The program has been a rainmaker. Three important things started happening: RTA hired Danielle Willis to head its sustainability effort, the agency started setting goals-i.e. reduce energy use from buildings by 30 percent-and its pursuit of competitive federal grants to pay for green initiatives started bearing fruit. RTA won a $4.9 million federal grant for bus facility upgrades-replacing 22,000 lights with ultra-efficient LEDs and installing insulated roofs. It's already producing results (1.22 million kilowatt-hours reduction-and hundreds of thousands of dollars saved last year-at the largest such facility).
The agency is pursuing LEED certification for new transit stations, for example, the recent Stephanie Tubbs-Jones (STJ) transfer station at E. 22nd and Prospect was built to LEED-Silver standards, and a $10.5 million TIGER II grant for the University Circle Rapid station will include "a lot of sustainable amenities," says Willis. "You could possibly see a green rooftop."
More impressive than green technology, in Willis' mind, is the culture shift she's witnessed since the agency adopted a Zero Waste goal: 100% landfill free by 2016. RTA kicked off the program with a survey of all employees.
"We tried to find out where their knowledge was because we wanted an employee driven program. We're learning from them," said Willis who presented on employee engagement at a recent APTA conference.
"Most companies when they start sustainability programs have a "this must happen" attitude. There's value there in listening to employees, to get their knowledge and practice. Now we have employees who are voluntarily giving their input."
RTA's Zero Waste goal represents the largest employee pool in Cleveland. The only other transit agency to sign the APTA sustainability pledge and set a Zero Waste 'BHAG' is San Francisco, she added. Zero waste also makes good business sense for RTA.
"We looked at how much we're spending on our waste hauling contract, and figured out that it's 13 percent of our costs. We knew there could be reductions there."
Rather than just put out bins and call it a day, they included an educational campaign with posters and recycling videos starring employees and used a small Cuyahoga County Solid Waste District grant to purchase recycling bins for 25 break rooms. "The impact has been phenomenal."
Meanwhile, Willis has started an inventory of RTA's carbon emissions as part of a 10-year carbon management plan. While she didn't specify the release date for the plan, the next step is targets for reduction, based on "global benchmark for emissions." A similar effort is underway for water use.

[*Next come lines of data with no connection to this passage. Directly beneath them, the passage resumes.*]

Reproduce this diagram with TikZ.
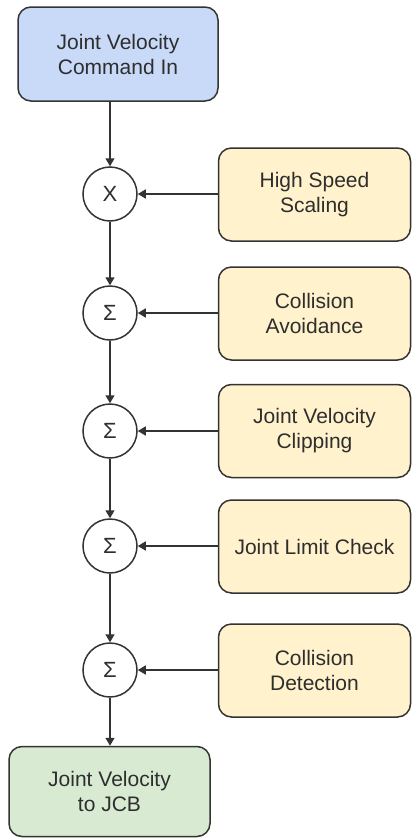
\documentclass[tikz,border=0pt]{standalone}
\usepackage{fontspec}
\setmainfont{Liberation Sans}
\usetikzlibrary{arrows.meta}
\definecolor{txt}{HTML}{2E2E2E}
\definecolor{edge}{HTML}{333333}
\definecolor{bluefill}{HTML}{C9DAF8}
\definecolor{yellowfill}{HTML}{FFF2CC}
\definecolor{greenfill}{HTML}{D9EAD3}
\tikzset{
  blk/.style={draw=edge, line width=1.5pt, rounded corners=13pt, align=center,
    text=txt, font=\fontsize{21}{25}\selectfont, inner sep=0pt},
  side/.style={blk, fill=yellowfill, minimum width=192pt, minimum height=93pt},
  junc/.style={circle, draw=edge, line width=1.5pt, minimum size=54pt, inner sep=0pt,
    text=txt, font=\fontsize{22}{26}\selectfont, fill=white},
  arr/.style={draw=edge, line width=1.5pt, -{Triangle[length=8pt, width=9pt]}}
}
\begin{document}
\begin{tikzpicture}[x=1pt, y=-1pt]
\useasboundingbox (0,0) rectangle (412,838);
\node[blk, fill=bluefill, minimum width=200pt, minimum height=94pt] (in) at (118,54) {Joint Velocity\\Command In};
\node[blk, fill=greenfill, minimum width=201pt, minimum height=90pt] (out) at (109.5,791.5) {Joint Velocity\\to JCB};

\node[junc] (c0) at (110,194) {X};
\node[junc] (c1) at (110,313) {Σ};
\node[junc] (c2) at (110,431) {Σ};
\node[junc] (c3) at (110,546) {Σ};
\node[junc] (c4) at (110,670) {Σ};

\node[side] (s0) at (314.5,194.5) {High Speed\\Scaling};
\node[side] (s1) at (314.5,313.5) {Collision\\Avoidance};
\node[side] (s2) at (314.5,431) {Joint Velocity\\Clipping};
\node[side] (s3) at (314.5,546.5) {Joint Limit Check};
\node[side] (s4) at (314.5,670.5) {Collision\\Detection};

\draw[arr] (in.south -| c0) -- (c0.north);
\draw[arr] (c0.south) -- (c1.north);
\draw[arr] (c1.south) -- (c2.north);
\draw[arr] (c2.south) -- (c3.north);
\draw[arr] (c3.south) -- (c4.north);
\draw[arr] (c4.south) -- (out.north -| c4);

\draw[arr] (s0.west |- c0) -- (c0.east);
\draw[arr] (s1.west |- c1) -- (c1.east);
\draw[arr] (s2.west |- c2) -- (c2.east);
\draw[arr] (s3.west |- c3) -- (c3.east);
\draw[arr] (s4.west |- c4) -- (c4.east);
\end{tikzpicture}
\end{document}
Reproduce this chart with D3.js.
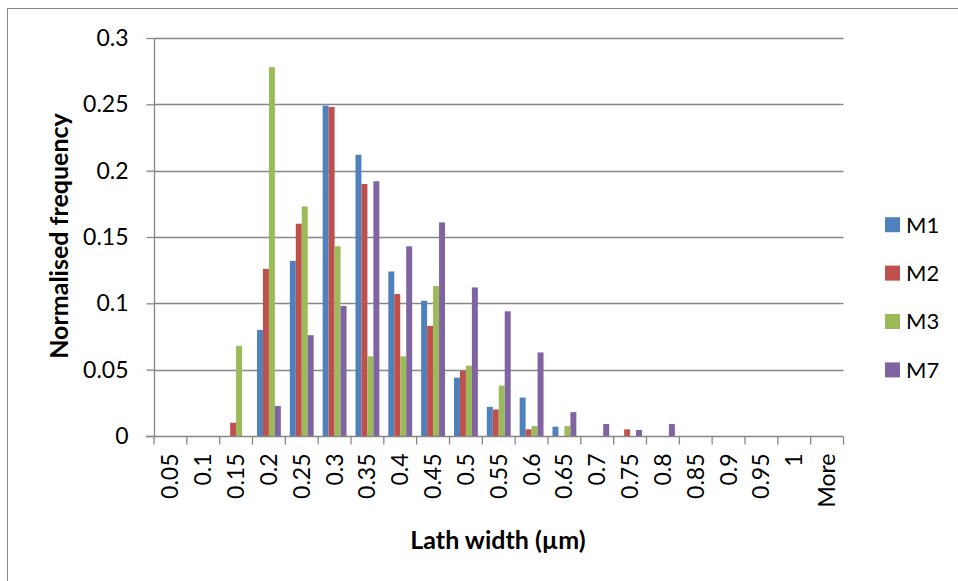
<!DOCTYPE html>
<html>
<head>
<meta charset="utf-8">
<script src="https://cdn.jsdelivr.net/npm/d3@7/dist/d3.min.js"></script>
<style>
  html, body { margin: 0; padding: 0; background: #fff; }
  svg { display: block; font-family: Lato, "Open Sans", sans-serif; }
</style>
</head>
<body>
<svg id="chart" width="958" height="581"></svg>
<script>
// Lath width bins (µm)
const categories = ["0.05", "0.1", "0.15", "0.2", "0.25", "0.3", "0.35", "0.4", "0.45", "0.5",
  "0.55", "0.6", "0.65", "0.7", "0.75", "0.8", "0.85", "0.9", "0.95", "1", "More"];

// Normalised frequency per bin for each material
const seriesNames = ["M1", "M2", "M3", "M7"];
const m1 = [0, 0, 0, 0.080, 0.132, 0.249, 0.212, 0.124, 0.102, 0.044, 0.022, 0.029, 0.007, 0, 0, 0, 0, 0, 0, 0, 0];
const m2 = [0, 0, 0.010, 0.126, 0.160, 0.248, 0.190, 0.107, 0.083, 0.049, 0.020, 0.005, 0, 0, 0.005, 0, 0, 0, 0, 0, 0];
const m3 = [0, 0, 0.068, 0.278, 0.173, 0.143, 0.060, 0.060, 0.113, 0.053, 0.038, 0.0075, 0.0075, 0, 0, 0, 0, 0, 0, 0, 0];
const m7 = [0, 0, 0, 0.0226, 0.076, 0.098, 0.192, 0.143, 0.161, 0.112, 0.094, 0.063, 0.018, 0.009, 0.0045, 0.009, 0, 0, 0, 0, 0];
const seriesValues = [m1, m2, m3, m7];
const colors = ["#4F81BD", "#C0504D", "#9BBB59", "#8064A2"];

const yTicks = [0, 0.05, 0.1, 0.15, 0.2, 0.25, 0.3];
const yTickLabels = ["0", "0.05", "0.1", "0.15", "0.2", "0.25", "0.3"];

const svg = d3.select("#chart");
const grey = "#868686";

// outer chart frame
svg.append("rect")
  .attr("x", 7.5).attr("y", 8.5)
  .attr("width", 1000).attr("height", 1000)
  .attr("fill", "none").attr("stroke", grey).attr("stroke-width", 1);

const plot = { left: 154, right: 843.5, top: 38, bottom: 436 };

const x0 = d3.scaleBand().domain(categories).range([plot.left, plot.right]).padding(0);
const cw = x0.bandwidth();
const barW = cw / 5.5;
const x1 = d3.scaleBand().domain(seriesNames)
  .range([(cw - 4 * barW) / 2, (cw + 4 * barW) / 2]).padding(0);
const y = d3.scaleLinear().domain([0, 0.3]).range([plot.bottom, plot.top]);

// horizontal gridlines
svg.append("g")
  .selectAll("line")
  .data(yTicks.filter(d => d > 0))
  .join("line")
  .attr("x1", plot.left).attr("x2", plot.right)
  .attr("y1", d => Math.round(y(d)) + 0.5).attr("y2", d => Math.round(y(d)) + 0.5)
  .attr("stroke", grey).attr("stroke-width", 1.3);

// bars
const groups = svg.append("g")
  .selectAll("g")
  .data(seriesNames)
  .join("g")
  .attr("fill", (d, i) => colors[i]);

groups.selectAll("rect")
  .data((s, i) => categories.map((c, j) => ({ c, s, v: seriesValues[i][j] })).filter(d => d.v > 0))
  .join("rect")
  .attr("x", d => x0(d.c) + x1(d.s))
  .attr("width", barW)
  .attr("y", d => y(d.v))
  .attr("height", d => y(0) - y(d.v));

// y axis
const yAxis = d3.axisLeft(y)
  .tickValues(yTicks)
  .tickFormat((d, i) => yTickLabels[i])
  .tickSize(8)
  .tickPadding(18);
const gy = svg.append("g")
  .attr("transform", `translate(${plot.left + 0.5},0)`)
  .call(yAxis);
gy.select(".domain").attr("stroke", grey).attr("stroke-width", 1.3).attr("d", `M0,${plot.top}V${plot.bottom}`);
gy.selectAll(".tick line").attr("stroke", grey).attr("stroke-width", 1.3);
gy.selectAll(".tick text")
  .attr("fill", "#000").attr("font-size", 23).attr("font-family", "Lato, sans-serif");

// x axis: ticks sit on the category boundaries
const xAxisG = svg.append("g").attr("transform", `translate(0,${plot.bottom + 0.5})`);
xAxisG.append("line")
  .attr("x1", plot.left - 8).attr("x2", plot.right)
  .attr("stroke", grey).attr("stroke-width", 1.3);
const boundaries = categories.map(c => x0(c)).concat([plot.right]);
xAxisG.selectAll("line.tk")
  .data(boundaries)
  .join("line")
  .attr("class", "tk")
  .attr("x1", d => d).attr("x2", d => d)
  .attr("y1", 0).attr("y2", 8)
  .attr("stroke", grey).attr("stroke-width", 1.3);
xAxisG.selectAll("text")
  .data(categories)
  .join("text")
  .attr("transform", d => `translate(${x0(d) + cw / 2},17) rotate(-90)`)
  .attr("text-anchor", "end")
  .attr("dy", "0.35em")
  .attr("font-size", 23)
  .attr("fill", "#000")
  .text(d => d);

// axis titles
svg.append("text")
  .attr("x", 498).attr("y", 549)
  .attr("text-anchor", "middle")
  .attr("font-size", 25).attr("font-weight", "bold")
  .text("Lath width (µm)");

svg.append("text")
  .attr("transform", "translate(68,236) rotate(-90)")
  .attr("text-anchor", "middle")
  .attr("font-size", 25).attr("font-weight", "bold")
  .text("Normalised frequency");

// legend
const legend = svg.append("g")
  .selectAll("g")
  .data(seriesNames)
  .join("g")
  .attr("transform", (d, i) => `translate(885,${224.7 + i * 48.4})`);
legend.append("rect")
  .attr("x", 0).attr("y", -7.5)
  .attr("width", 15).attr("height", 15)
  .attr("fill", (d, i) => colors[i]);
legend.append("text")
  .attr("x", 21).attr("dy", "0.36em")
  .attr("font-size", 22).attr("fill", "#000")
  .text(d => d);
</script>
</body>
</html>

When asked if RTA has a similar effort around clean and efficient fuels or renewables, for example, to power its electric train fleet, Willis responded: "We're in the process. In 2010, we started looking at where fuel consumption can be reduced, and we're looking to show how we're reducing emissions." RTA's enrolled in the Ohio Green Fleets Program under Clean Fuels Ohio to research and implement clean fuels and or emission reduction opportunities from its current fleet.
Willis also cites RTA's recent foray in promoting a bike-transit connection-they purchased and installed six covered bike racks at stations: At STJ (2), Southgate, Shaker, W. 117 and Trisket. She also touted the recent solar bus shelter pilot project in Cleveland Heights, and made a pitch for partnerships like that with Forest City which led to 18 recycling bins at Tower City.
"We're looking to improve our lifecycle and cost efficiency," Willis concludes. "We had to concentrate on a bottom line business value, and that's why we chose sustainability, for its triple bottom line approach. We believe we can gain the greatest investment from that business value and benchmark the impact on financial efficiency."